Globalisation in the early 1990s was met with euphoria, with China often portrayed as the lodestar in lifting millions out of poverty. Liberalisation was seen as a panacea. The sweat shops of China led to the relocation of industrial capacity from many advanced economies to emerging markets, where production costs were lower.
Yet, disenfranchised workers in advanced economies – farmers and other marginalised classes – who have not truly benefited from liberalisation and globalisation, are now fighting back. This resistance has been captured by right-wing populism. This phenomenon merits some study, particularly since the aggrieved are traditionally the constituencies of the left.This raises the question: Where are organised labour and left-leaning political parties as the right captures this well-spring of discontent?
Liberalism has disenfranchised the working class economically, and their grievances have been appropriated by populist politicians.
Right-wing populism has exploited fears of immigrants, portraying them as job thieves and criminals, while also leveraging identity politics and growing distrust in government by presenting themselves as allies of common people.
Let’s not be fooled that this is not a case of elites fighting against elites. The Donald Trump/JD Vance election campaign in the US exemplifies this dynamic, with Trump representing the upper crust and Vance, a working- class individual from a broken home, finding a new identity at Yale University and embracing Catholicism.
The underclass is now being pitted against each other, if one considers the way anti- immigrant sentiment has been used to win votes from working-class communities in the US and Europe.
These factors contribute to further disenfranchisement and the breakdown of social and economic solidarity, with feelings of anger and anxiety being weaponised.
The fear of immigrants is often sensationalised as an invasion by ‘barbarians’, a narrative echoed in books such as Saints of the Camps, by the French author Jean Raspail, with incendiary language thriving in populist strongholds.
This was vividly illustrated by recent riots in the UK, where deliberate falsification of identity was used as a tool for weaponising anti- immigrant and anti-Muslim sentiments, making Britain appear on the brink of a civil war.

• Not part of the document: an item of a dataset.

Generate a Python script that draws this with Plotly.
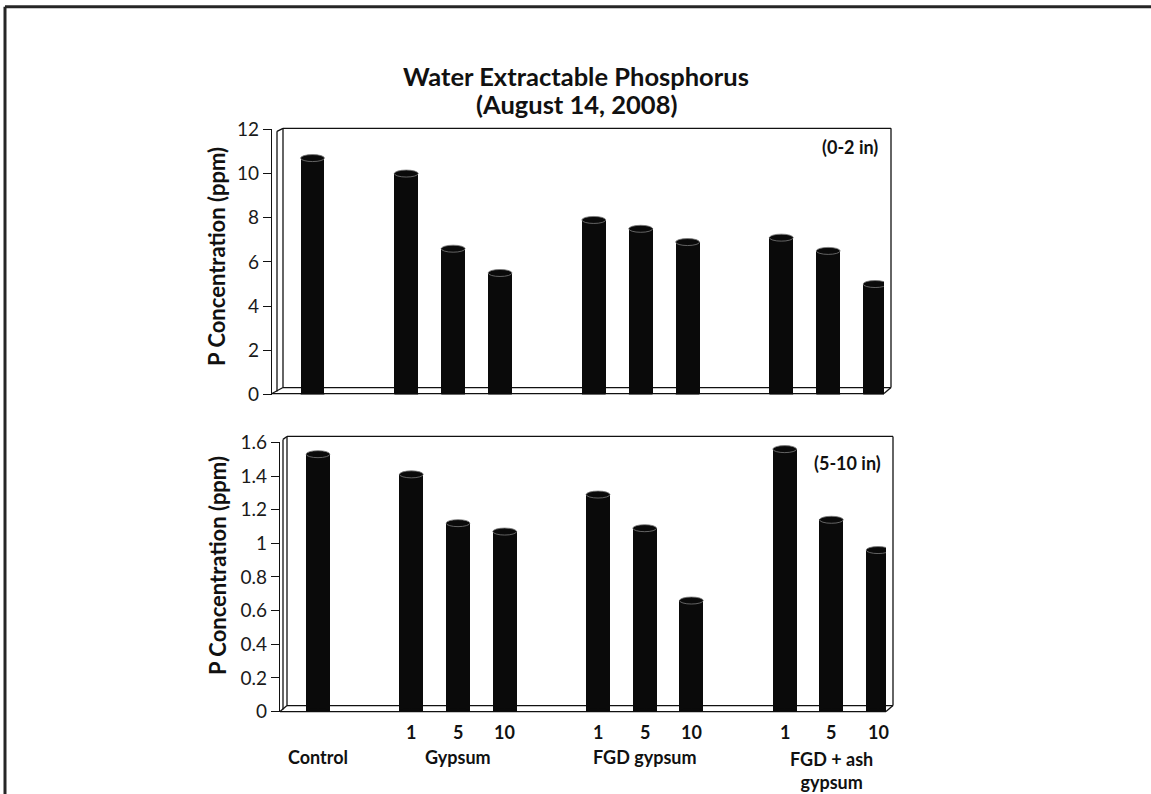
import plotly.graph_objects as go

# Treatment groups and application rates (tons/acre)
groups = ["Control", "Gypsum", "FGD gypsum", "FGD + ash<br>gypsum"]
rates = [[""], ["1", "5", "10"], ["1", "5", "10"], ["1", "5", "10"]]

# Water extractable P (ppm), in bar order
p_0_2in = [10.7, 10.0, 6.6, 5.5, 7.9, 7.5, 6.9, 7.1, 6.5, 5.0]
p_5_10in = [1.53, 1.41, 1.12, 1.07, 1.29, 1.09, 0.66, 1.56, 1.14, 0.96]

top_ticks = [0, 2, 4, 6, 8, 10, 12]
bot_ticks = [0, 0.2, 0.4, 0.6, 0.8, 1.0, 1.2, 1.4, 1.6]
bot_ticktext = ["0", "0.2", "0.4", "0.6", "0.8", "1", "1.2", "1.4", "1.6"]

W, H = 1151, 794
FONT = "Lato"

# page-to-paper vertical calibration (page has a small top offset)
Y_OFF, Y_SCALE = 10.3, 0.974


def px(x):
    return x / W


def py(y):
    return 1 - (y - Y_OFF) / (Y_SCALE * H)


# Slot positions: groups separated by one empty slot
slots, rate_labels, group_centers = [], [], []
pos = 0
for g, rs in zip(groups, rates):
    start = pos
    for r in rs:
        slots.append(pos)
        rate_labels.append(r)
        pos += 1
    group_centers.append((start + pos - 1) / 2)
    pos += 1

BAR_W = 0.51
BAR_COLOR = "#0a0a0a"

fig = go.Figure()
fig.add_trace(go.Bar(x=slots, y=p_0_2in, width=BAR_W, xaxis="x", yaxis="y",
                     marker=dict(color=BAR_COLOR, line=dict(width=0)),
                     showlegend=False, hoverinfo="y"))
fig.add_trace(go.Bar(x=slots, y=p_5_10in, width=BAR_W, xaxis="x2", yaxis="y2",
                     marker=dict(color=BAR_COLOR, line=dict(width=0)),
                     showlegend=False, hoverinfo="y"))

shapes = []

# Cylinder caps (top) and rounded bases
for xr, yr, vals in (("x", "y", p_0_2in), ("x2", "y2", p_5_10in)):
    for s, v in zip(slots, vals):
        shapes.append(dict(type="circle", xref=xr, yref=yr,
                           x0=s - BAR_W / 2, x1=s + BAR_W / 2,
                           ysizemode="pixel", yanchor=0, y0=-3.5, y1=3.5,
                           fillcolor=BAR_COLOR, line=dict(width=0), layer="above"))
        shapes.append(dict(type="circle", xref=xr, yref=yr,
                           x0=s - BAR_W / 2, x1=s + BAR_W / 2,
                           ysizemode="pixel", yanchor=v, y0=-3.5, y1=3.5,
                           fillcolor=BAR_COLOR, line=dict(color="#7a7a7a", width=0.8),
                           layer="above"))

LINE = dict(color="#111111", width=1.3)


def seg(x0, y0, x1, y1, layer="below", line=LINE):
    shapes.append(dict(type="line", xref="paper", yref="paper",
                       x0=px(x0), y0=py(y0), x1=px(x1), y1=py(y1),
                       line=line, layer=layer))


def frame(ax, top, back_l, back_r, back_floor, front_floor, front_r, slab_x):
    # back wall
    seg(back_l, top, back_r, top)
    seg(back_r, top, back_r, back_floor)
    seg(back_l, top, back_l, back_floor)
    seg(back_l, back_floor, back_r, back_floor)
    # left wall slab edge
    seg(slab_x, top + 3, slab_x, front_floor - 2)
    seg(slab_x, top + 3, back_l, top)
    # front floor edge
    seg(ax, front_floor, front_r, front_floor)
    seg(front_r, front_floor, back_r, back_floor)
    seg(ax, front_floor, back_l, back_floor)


frame(272, 127, 283, 891, 387, 393, 884, 277)
frame(280, 436, 287, 893, 706, 712, 886, 283)

# Outer border of the figure
BORDER = dict(color="#262626", width=3)
seg(5, 5, W + 2, 5, layer="above", line=BORDER)
seg(5, 5, 5, H + 30, layer="above", line=BORDER)


def label(text, x, y, size, xref="paper", angle=0, yanchor="middle", yshift=0):
    return dict(text=text, x=x, xref=xref, y=py(y), yref="paper", textangle=angle,
                showarrow=False, xanchor="center", yanchor=yanchor, yshift=yshift,
                font=dict(family=FONT, size=size, color="#111111"))


annotations = [
    label("<b>Water Extractable Phosphorus</b>", px(576), 74, 25.5),
    label("<b>(August 14, 2008)</b>", px(576), 103, 25.5),
    label("<b>P Concentration (ppm)</b>", px(217), 256, 22, angle=-90),
    label("<b>P Concentration (ppm)</b>", px(217), 566, 22, angle=-90),
    label("<b>(0-2 in)</b>", px(850), 146, 18),
    label("<b>(5-10 in)</b>", px(847), 463, 18),
]

# Rate labels under the lower panel
for s, r in zip(slots, rate_labels):
    if r:
        annotations.append(label(f"<b>{r}</b>", s, 733, 18, xref="x2"))
# Group labels
for g, c in zip(groups, group_centers):
    if "<br>" in g:
        annotations.append(label(f"<b>{g}</b>", c, 747, 18, xref="x2", yanchor="top"))
    else:
        annotations.append(label(f"<b>{g}</b>", c, 758, 18, xref="x2"))

yax_common = dict(showline=True, linecolor="#111111", linewidth=1.3,
                  ticks="outside", ticklen=8, tickwidth=1.3, tickcolor="#111111",
                  showgrid=False, zeroline=False,
                  tickfont=dict(family=FONT, size=19, color="#1a1a1a"))

fig.update_layout(
    width=W, height=H,
    margin=dict(l=0, r=0, t=0, b=0),
    paper_bgcolor="white", plot_bgcolor="rgba(0,0,0,0)",
    bargap=0,
    xaxis=dict(domain=[px(272), px(884)], range=[-0.864, 12.19], anchor="y",
               showticklabels=False, showgrid=False, zeroline=False, ticks="",
               showline=False),
    yaxis=dict(domain=[py(394), py(128)], range=[0, 12], anchor="x",
               tickvals=top_ticks, **yax_common),
    xaxis2=dict(domain=[px(280), px(886)], range=[-0.814, 12.17], anchor="y2",
                showticklabels=False, showgrid=False, zeroline=False, ticks="",
                showline=False),
    yaxis2=dict(domain=[py(712), py(442)], range=[0, 1.6], anchor="x2",
                tickvals=bot_ticks, ticktext=bot_ticktext, **yax_common),
    shapes=shapes,
    annotations=annotations,
)

fig.write_html("out.html")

In South Africa, a group calling itself Operation Dudula has been active in townships and poor communities, harassing, beating and chasing foreigners, whom it blames for taking jobs and business opportunities away from South Africans. In Europe, similar sentiments have taken on racial and Islamophobic undertones, and this is reshaping Europe’s relations with Africa and the Middle East, in particular.
This divide is further amplified by the rise of automation and AI. Automation is consolidating production in the hands of machines, further disenfranchising workers, while the ubiquity of AI technology – capable of surveying the desires and political passions of individuals – reinforces bias and turns people against one another.
Populism does not always speak the truth.
There are contradictions between political rhetoric and reality. For example, the Italian population is aging, leaving fewer local people available to perform menial jobs. Immigrants from South Asia and Africa work in farms picking tomatoes, enduring inhumane conditions and sometimes dying under extreme heat, all for the sake of profit and keeping the Italian economy ticking.
We are indeed on the brink of something entirely different, challenging traditional models of collective action that are now being replaced by communal and insular forms of humanity among people who feel less beholden to cultural diversity and human rights. Instead, they seek to reclaim royalty to the ‘tribe’ as a way to define national politics and culture.
The future of climate activism will be shaped by these new fractures in society as humanity hurtles into modern, tech-enabled tribes that exist in a constant state of conflict over values, adhering to their own truths and preferring a tech-enabled insularity from others rather than a pragmatically-arrived-at consensus of unity.
The setbacks the Greens are facing in Europe suggest that single-cause issues are increasingly coming up against other social and economic concerns, which will delay decarbonisation transitions.
As climate concerns, which are single-cause issues, compete with daily concerns, the link between climate and development has never been more pertinent. Local social and economic concerns must align with global climate action.